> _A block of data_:
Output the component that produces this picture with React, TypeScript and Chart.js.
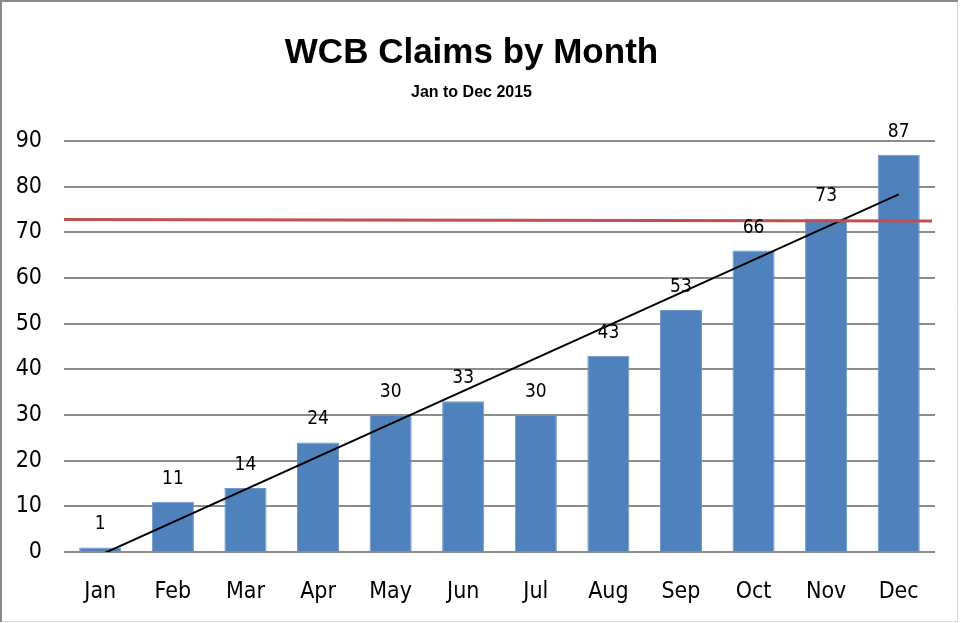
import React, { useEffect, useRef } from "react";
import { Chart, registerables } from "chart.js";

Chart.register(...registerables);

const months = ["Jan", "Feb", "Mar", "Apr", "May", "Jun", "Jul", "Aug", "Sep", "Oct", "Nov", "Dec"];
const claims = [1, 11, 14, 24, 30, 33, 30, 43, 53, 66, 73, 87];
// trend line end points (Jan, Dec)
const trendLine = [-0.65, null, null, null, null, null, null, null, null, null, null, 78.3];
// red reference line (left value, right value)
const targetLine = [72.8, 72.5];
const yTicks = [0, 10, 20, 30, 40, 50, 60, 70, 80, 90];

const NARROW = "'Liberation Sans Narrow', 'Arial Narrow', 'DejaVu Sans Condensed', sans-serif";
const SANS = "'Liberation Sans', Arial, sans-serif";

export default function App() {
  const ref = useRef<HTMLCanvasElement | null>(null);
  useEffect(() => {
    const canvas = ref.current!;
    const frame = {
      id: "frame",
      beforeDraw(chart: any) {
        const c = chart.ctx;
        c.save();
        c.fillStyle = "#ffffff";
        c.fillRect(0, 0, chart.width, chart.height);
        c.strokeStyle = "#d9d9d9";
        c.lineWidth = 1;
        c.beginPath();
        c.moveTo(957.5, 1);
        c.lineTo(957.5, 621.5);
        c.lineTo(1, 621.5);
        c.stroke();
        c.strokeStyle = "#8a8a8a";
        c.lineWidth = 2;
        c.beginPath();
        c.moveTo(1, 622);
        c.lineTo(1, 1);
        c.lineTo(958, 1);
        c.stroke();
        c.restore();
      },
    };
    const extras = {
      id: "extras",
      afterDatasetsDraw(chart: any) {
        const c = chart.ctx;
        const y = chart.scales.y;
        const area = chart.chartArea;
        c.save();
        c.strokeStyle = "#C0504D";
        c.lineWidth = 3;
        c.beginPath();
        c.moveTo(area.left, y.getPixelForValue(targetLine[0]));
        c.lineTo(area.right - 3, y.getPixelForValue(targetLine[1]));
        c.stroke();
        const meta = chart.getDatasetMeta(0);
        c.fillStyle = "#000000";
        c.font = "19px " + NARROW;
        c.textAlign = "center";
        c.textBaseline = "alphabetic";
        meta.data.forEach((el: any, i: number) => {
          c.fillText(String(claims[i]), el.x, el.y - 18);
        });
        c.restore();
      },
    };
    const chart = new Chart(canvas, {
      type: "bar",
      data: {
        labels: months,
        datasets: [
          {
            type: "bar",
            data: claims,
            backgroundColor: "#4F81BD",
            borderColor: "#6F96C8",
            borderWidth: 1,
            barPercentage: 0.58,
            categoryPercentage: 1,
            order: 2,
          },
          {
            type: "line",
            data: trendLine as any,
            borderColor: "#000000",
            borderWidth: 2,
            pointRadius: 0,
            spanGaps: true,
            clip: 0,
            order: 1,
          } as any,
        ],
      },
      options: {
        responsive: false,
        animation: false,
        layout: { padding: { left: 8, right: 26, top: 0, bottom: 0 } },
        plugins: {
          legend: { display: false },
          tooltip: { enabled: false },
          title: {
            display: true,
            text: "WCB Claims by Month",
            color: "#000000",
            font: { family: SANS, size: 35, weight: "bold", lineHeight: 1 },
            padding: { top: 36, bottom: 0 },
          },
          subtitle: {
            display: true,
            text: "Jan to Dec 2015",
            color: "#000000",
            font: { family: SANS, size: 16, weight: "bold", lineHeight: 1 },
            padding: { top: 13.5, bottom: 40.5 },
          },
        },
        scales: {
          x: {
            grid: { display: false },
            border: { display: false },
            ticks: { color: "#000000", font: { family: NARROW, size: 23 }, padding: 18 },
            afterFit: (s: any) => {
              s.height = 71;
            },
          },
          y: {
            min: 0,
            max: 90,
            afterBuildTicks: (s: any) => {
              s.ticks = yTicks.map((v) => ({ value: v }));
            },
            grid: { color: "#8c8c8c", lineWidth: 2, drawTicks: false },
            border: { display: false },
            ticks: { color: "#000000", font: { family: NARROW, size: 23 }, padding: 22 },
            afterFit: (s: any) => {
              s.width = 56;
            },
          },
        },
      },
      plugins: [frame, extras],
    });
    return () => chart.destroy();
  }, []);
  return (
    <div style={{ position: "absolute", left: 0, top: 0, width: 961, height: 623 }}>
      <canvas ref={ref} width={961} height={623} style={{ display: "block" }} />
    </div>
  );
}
--
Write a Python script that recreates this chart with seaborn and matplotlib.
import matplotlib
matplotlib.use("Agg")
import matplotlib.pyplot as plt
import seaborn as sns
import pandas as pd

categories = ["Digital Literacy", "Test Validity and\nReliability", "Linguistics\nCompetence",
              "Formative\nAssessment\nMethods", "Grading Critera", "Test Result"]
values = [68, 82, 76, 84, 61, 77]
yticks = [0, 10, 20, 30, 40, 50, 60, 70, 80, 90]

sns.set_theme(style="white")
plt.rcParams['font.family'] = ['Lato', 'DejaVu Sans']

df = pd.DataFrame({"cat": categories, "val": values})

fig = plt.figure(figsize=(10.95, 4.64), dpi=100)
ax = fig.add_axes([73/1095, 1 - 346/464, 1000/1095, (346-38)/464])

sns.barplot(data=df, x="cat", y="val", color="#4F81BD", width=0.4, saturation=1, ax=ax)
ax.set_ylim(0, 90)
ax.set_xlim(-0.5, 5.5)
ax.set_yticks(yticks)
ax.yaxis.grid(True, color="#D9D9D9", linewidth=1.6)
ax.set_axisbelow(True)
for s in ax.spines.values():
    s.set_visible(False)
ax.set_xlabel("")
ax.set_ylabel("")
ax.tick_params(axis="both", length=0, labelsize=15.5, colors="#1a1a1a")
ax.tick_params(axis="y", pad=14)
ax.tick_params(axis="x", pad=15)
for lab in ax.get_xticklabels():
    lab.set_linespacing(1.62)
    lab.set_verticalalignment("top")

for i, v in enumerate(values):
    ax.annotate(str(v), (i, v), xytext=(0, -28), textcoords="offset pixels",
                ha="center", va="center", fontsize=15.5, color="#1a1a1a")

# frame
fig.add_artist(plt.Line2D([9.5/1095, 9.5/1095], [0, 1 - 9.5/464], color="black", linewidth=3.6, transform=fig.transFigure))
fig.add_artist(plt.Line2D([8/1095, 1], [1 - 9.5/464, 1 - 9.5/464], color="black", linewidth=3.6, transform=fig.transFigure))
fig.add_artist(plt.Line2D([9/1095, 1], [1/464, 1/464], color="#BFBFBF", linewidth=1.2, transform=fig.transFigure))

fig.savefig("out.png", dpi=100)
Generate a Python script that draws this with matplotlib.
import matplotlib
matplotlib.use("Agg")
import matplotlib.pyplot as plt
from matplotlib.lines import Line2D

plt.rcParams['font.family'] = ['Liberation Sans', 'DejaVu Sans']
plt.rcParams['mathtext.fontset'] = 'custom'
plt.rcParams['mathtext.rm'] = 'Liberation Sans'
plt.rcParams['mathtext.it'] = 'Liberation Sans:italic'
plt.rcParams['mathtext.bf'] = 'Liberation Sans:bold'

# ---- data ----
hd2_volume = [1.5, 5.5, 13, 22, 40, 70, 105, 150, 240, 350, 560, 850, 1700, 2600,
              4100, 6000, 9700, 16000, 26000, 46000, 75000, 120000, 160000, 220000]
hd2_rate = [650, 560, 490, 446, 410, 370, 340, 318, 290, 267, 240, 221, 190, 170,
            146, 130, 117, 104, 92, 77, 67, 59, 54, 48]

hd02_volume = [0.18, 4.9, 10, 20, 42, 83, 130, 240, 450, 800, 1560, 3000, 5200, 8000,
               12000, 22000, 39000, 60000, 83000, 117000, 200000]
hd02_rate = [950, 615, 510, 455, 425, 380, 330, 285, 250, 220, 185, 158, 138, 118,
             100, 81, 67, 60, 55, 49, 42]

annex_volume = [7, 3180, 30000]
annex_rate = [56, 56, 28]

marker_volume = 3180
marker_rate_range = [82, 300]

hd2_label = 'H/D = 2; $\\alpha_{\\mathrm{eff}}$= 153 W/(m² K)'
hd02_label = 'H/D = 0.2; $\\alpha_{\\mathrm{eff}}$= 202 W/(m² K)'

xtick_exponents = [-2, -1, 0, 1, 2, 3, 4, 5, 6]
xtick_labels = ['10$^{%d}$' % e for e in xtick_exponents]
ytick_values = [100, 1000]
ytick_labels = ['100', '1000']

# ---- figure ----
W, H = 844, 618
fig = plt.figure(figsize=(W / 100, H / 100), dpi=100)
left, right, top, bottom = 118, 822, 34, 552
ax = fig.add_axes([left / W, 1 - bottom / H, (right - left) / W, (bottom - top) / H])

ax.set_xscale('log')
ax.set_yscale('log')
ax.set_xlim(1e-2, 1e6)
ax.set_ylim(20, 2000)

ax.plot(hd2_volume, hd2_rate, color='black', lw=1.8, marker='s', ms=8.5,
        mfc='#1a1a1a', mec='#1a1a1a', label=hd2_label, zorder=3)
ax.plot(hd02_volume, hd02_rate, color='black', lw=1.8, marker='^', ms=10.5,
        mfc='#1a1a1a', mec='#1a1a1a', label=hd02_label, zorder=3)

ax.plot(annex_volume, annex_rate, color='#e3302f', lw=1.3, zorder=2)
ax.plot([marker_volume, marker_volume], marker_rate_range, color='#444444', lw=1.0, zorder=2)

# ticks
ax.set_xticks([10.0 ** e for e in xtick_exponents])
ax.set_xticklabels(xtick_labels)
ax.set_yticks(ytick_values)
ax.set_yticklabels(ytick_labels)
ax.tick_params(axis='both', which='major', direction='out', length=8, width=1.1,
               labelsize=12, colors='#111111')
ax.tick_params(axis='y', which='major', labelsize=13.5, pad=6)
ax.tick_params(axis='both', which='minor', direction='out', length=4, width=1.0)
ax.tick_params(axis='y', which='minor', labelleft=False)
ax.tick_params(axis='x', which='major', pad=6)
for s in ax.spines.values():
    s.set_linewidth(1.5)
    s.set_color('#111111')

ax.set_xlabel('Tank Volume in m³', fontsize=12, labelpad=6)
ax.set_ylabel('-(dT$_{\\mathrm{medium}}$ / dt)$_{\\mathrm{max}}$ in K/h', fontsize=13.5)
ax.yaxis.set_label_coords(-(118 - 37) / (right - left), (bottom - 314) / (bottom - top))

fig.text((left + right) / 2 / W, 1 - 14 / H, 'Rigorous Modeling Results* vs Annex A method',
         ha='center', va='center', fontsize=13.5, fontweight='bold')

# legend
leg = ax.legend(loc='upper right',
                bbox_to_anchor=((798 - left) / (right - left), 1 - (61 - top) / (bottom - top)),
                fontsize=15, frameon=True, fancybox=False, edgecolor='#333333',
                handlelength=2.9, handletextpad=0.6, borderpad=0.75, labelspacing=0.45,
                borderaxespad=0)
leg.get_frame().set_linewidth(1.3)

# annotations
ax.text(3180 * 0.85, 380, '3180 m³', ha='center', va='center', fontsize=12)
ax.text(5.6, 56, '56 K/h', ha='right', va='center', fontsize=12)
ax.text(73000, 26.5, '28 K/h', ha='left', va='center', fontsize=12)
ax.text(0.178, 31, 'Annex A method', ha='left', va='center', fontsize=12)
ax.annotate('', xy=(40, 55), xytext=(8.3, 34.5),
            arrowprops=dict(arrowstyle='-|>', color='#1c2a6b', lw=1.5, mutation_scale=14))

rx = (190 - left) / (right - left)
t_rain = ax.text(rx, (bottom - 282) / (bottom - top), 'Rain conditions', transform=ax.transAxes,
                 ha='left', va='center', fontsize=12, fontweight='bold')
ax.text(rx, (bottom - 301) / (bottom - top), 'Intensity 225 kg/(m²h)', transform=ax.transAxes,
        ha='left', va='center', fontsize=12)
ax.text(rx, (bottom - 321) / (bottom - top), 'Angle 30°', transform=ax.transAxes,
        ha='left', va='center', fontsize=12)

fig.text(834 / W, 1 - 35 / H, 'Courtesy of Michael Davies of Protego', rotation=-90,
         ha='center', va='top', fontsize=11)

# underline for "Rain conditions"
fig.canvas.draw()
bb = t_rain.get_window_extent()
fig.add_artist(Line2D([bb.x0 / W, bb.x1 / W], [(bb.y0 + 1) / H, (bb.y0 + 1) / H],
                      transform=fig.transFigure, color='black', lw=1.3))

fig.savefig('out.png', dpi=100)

> _Exercise requirements_:
The line with "Generate a Python" marks the start and the line with "marker_rate_range = [82, 300]" marks the end; transcribe every line in that stretch, unchanged.

> _Solution for this task_:
Generate a Python script that draws this with matplotlib.
import matplotlib
matplotlib.use("Agg")
import matplotlib.pyplot as plt
from matplotlib.lines import Line2D

plt.rcParams['font.family'] = ['Liberation Sans', 'DejaVu Sans']
plt.rcParams['mathtext.fontset'] = 'custom'
plt.rcParams['mathtext.rm'] = 'Liberation Sans'
plt.rcParams['mathtext.it'] = 'Liberation Sans:italic'
plt.rcParams['mathtext.bf'] = 'Liberation Sans:bold'

# ---- data ----
hd2_volume = [1.5, 5.5, 13, 22, 40, 70, 105, 150, 240, 350, 560, 850, 1700, 2600,
              4100, 6000, 9700, 16000, 26000, 46000, 75000, 120000, 160000, 220000]
hd2_rate = [650, 560, 490, 446, 410, 370, 340, 318, 290, 267, 240, 221, 190, 170,
            146, 130, 117, 104, 92, 77, 67, 59, 54, 48]

hd02_volume = [0.18, 4.9, 10, 20, 42, 83, 130, 240, 450, 800, 1560, 3000, 5200, 8000,
               12000, 22000, 39000, 60000, 83000, 117000, 200000]
hd02_rate = [950, 615, 510, 455, 425, 380, 330, 285, 250, 220, 185, 158, 138, 118,
             100, 81, 67, 60, 55, 49, 42]

annex_volume = [7, 3180, 30000]
annex_rate = [56, 56, 28]

marker_volume = 3180
marker_rate_range = [82, 300]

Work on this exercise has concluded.